Conductance Parametric Analysis of Graphene Nanoribbons With Magnetic Contacts

Graphene nanoribbons with non-magnetic contacts have been extensively studied and are widely used in graphene based devices. In these devices, the nanoribbon conductance is modulated and controlled by applying potentials through top and back gates. Graphene nanoribbons with magnetic contacts have been studied and used as spin valves, mostly at liquid-helium temperatures. The operation of graphene nanoribbons with magnetic contacts at room temperature, where nanoelectronic devices and circuits are expected to operate, has received little attention. Here we study and simulate the operation of graphene nanoribbons with magnetic contacts using tight-binding Hamiltonians and the non-equilibrium Green's functions(NEGF) method, which we extend to incorporate the effect of magnetic contacts.

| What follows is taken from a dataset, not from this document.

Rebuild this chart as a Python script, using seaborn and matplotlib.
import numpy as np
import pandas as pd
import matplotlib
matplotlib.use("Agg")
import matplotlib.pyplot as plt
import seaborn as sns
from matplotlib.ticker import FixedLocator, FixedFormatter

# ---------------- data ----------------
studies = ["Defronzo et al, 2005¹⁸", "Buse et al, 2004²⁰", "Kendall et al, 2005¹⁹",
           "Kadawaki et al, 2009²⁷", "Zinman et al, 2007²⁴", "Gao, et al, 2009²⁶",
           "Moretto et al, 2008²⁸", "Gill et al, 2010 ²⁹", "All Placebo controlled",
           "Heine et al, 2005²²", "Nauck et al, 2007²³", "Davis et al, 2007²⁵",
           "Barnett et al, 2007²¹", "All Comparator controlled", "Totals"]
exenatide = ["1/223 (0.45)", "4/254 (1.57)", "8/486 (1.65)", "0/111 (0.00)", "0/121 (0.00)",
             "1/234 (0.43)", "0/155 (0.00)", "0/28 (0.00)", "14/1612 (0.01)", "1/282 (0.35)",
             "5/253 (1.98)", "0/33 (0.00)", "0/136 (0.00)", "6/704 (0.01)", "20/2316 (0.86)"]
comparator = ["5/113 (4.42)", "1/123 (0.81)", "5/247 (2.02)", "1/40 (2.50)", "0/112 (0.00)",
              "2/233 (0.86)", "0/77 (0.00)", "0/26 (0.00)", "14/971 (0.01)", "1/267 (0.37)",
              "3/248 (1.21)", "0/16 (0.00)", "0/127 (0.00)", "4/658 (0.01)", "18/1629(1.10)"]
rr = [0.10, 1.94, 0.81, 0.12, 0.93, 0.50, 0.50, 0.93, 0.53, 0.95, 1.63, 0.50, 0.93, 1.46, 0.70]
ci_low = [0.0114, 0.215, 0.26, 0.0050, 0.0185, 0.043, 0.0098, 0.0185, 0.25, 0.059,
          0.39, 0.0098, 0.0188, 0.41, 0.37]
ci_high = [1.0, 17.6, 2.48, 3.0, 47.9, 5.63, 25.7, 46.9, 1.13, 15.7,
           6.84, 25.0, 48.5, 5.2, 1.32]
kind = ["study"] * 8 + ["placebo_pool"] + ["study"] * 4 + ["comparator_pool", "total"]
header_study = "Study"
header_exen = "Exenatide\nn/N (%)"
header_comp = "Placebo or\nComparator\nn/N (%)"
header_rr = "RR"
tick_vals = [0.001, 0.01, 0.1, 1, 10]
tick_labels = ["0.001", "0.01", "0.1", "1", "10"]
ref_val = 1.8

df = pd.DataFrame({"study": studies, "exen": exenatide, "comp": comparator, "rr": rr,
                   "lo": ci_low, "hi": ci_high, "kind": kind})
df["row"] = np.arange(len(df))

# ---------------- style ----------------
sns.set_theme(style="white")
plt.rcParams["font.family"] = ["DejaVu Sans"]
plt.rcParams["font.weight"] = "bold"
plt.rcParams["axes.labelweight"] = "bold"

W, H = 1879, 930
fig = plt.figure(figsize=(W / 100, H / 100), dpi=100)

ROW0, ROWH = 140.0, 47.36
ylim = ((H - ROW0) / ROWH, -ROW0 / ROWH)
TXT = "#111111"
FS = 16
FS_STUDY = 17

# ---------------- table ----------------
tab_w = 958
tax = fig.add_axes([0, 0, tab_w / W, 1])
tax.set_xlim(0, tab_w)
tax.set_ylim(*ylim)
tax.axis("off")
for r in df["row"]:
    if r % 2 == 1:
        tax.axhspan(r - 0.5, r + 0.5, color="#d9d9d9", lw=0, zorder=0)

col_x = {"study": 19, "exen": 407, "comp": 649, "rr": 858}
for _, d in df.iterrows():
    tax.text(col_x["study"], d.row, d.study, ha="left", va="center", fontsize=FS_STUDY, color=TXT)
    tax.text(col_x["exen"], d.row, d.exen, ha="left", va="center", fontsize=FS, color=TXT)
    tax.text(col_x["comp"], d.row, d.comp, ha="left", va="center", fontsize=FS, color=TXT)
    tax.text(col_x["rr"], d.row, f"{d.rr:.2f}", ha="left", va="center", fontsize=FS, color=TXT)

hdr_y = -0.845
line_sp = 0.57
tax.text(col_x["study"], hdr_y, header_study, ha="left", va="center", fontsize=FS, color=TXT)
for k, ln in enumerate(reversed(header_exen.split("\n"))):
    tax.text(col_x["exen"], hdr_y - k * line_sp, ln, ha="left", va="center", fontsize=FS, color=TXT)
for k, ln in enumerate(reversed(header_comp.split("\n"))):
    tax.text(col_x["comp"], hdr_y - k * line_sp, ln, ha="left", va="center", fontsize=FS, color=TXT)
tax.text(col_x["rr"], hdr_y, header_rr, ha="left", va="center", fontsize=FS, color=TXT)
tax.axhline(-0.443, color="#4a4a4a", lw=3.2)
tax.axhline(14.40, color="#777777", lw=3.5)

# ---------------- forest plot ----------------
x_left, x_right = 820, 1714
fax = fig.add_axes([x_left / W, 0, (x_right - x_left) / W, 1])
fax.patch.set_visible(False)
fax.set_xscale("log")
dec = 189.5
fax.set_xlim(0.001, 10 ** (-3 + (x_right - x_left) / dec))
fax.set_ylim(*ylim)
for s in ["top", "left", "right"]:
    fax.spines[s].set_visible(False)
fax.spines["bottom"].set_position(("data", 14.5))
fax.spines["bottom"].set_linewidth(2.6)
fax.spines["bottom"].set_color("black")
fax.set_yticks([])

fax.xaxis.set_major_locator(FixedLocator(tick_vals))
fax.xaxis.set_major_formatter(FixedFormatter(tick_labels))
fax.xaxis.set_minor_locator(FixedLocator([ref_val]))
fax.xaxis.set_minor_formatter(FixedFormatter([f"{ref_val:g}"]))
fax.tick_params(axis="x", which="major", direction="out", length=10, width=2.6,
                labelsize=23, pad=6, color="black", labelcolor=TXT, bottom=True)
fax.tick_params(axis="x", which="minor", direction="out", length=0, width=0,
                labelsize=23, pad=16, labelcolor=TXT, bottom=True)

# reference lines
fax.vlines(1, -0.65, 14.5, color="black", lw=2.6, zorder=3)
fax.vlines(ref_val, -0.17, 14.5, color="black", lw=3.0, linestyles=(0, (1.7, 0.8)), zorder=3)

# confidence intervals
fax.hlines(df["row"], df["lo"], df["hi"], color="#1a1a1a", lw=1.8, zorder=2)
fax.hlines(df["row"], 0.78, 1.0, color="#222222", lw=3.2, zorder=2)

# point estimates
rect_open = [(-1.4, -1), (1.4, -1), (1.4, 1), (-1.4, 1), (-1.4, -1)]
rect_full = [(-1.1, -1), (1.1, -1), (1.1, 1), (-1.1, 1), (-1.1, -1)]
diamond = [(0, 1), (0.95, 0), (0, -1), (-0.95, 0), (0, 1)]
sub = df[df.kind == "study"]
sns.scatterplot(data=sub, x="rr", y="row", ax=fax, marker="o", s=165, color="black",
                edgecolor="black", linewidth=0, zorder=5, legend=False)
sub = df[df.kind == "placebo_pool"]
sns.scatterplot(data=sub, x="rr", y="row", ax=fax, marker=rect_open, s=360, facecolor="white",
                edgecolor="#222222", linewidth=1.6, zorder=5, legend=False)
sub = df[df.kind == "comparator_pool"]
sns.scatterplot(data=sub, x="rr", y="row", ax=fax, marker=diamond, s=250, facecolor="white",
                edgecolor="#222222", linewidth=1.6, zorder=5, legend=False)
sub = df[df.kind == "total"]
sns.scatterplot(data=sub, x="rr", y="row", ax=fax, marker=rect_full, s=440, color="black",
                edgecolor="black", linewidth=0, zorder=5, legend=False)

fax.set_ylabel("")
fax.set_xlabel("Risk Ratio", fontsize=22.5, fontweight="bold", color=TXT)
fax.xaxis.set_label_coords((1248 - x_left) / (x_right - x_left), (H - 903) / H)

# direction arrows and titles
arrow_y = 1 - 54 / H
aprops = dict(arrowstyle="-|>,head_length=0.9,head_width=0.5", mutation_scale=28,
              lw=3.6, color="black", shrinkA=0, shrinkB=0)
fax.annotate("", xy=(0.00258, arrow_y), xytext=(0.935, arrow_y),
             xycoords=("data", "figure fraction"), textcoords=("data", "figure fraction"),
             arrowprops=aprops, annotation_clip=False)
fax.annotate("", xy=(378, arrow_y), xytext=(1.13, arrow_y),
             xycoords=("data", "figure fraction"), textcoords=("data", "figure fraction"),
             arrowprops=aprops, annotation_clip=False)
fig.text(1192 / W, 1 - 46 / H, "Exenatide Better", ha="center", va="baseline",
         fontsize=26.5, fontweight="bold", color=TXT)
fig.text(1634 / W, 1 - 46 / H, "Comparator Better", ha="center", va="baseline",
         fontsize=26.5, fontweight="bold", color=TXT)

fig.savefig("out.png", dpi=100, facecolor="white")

Our results are in very good agreement with experimental measurements of the conductance of graphene nanoribbons with NiFe ferromagnetic contacts. We also perform extensive parametric analysis of the dependence of the nanoribbon conductance on the relative orientations of the contact magnetic polarizations, combined with potentials applied through top and back gates. Our results revealed a very rich parametric space that can be exploited to develop multifunctional platforms which, among others, can be used for digital, analog and neuromorphic computations.